I am having problems constructing a regex that will allow the full range of UTF-8 characters with the exception of 2 characters: '_' and '?'
So the whitelist is: ^[\u0000-\uFFFF] and the blacklist is: ^[^_%]
I need to combine these into one expression.
I have tried the following code, but does not work the way I had hoped:
    String input = "this";
    Pattern p = Pattern
            .compile("^[\u0000-\uFFFF]+$ | ^[^_%]");
    Matcher m = p.matcher(input);
    boolean result = m.matches();
    System.out.println(result);
input: this
actual output: false
desired output: true             
You can use character class intersections/subtractions in Java regex to restrict a "generic" character class.
The character class
[a-z&&[^aeiuo]]matches a single letter that is not a vowel. In other words: it matches a single consonant.
Use
"^[\u0000-\uFFFF&&[^_%]]+$"
to match all the Unicode characters except _ and %.
More about character class intersections/subtractions available in Java regex, see The Java™ Tutorials: Character Classes.
A test at the OCPSoft Visual Regex Tester showing there is no match when a % is added to the string:

And the Java demo:
String input = "this";
Pattern p = Pattern.compile("[\u0000-\uFFFF&&[^_%]]+"); // No anchors because `matches()` is used
Matcher m = p.matcher(input);
boolean result = m.matches();
System.out.println(result); // => true
                        Here is a sample code to exclude some of characters from a range using Lookahead and Lookbehind Zero-Length Assertions that actually do not consume characters in the string, but only assert whether a match is possible or not.
Sample code: (exclude m and n from range a-z)
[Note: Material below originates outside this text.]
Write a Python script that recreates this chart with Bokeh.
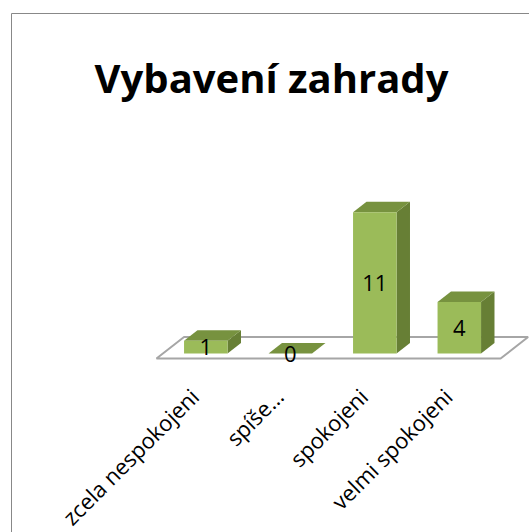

    String str = "abcdmnxyz";
    Pattern p=Pattern.compile("(?![mn])[a-z]");
    Matcher m=p.matcher(str);
    while(m.find()){
        System.out.println(m.group());
    }
output:
a b c d x y z
In the same way you can do it.
Regex explanation (?![mn])[a-z]
  (?!                      look ahead to see if there is not:   
    [mn]                     any character of: 'm', 'n' 
  )                        end of look-ahead    
  [a-z]                    any character of: 'a' to 'z'
You can divide the whole range in sub-ranges and can solve the above problem with ([a-l]|[o-z]) or [a-lo-z] regex also.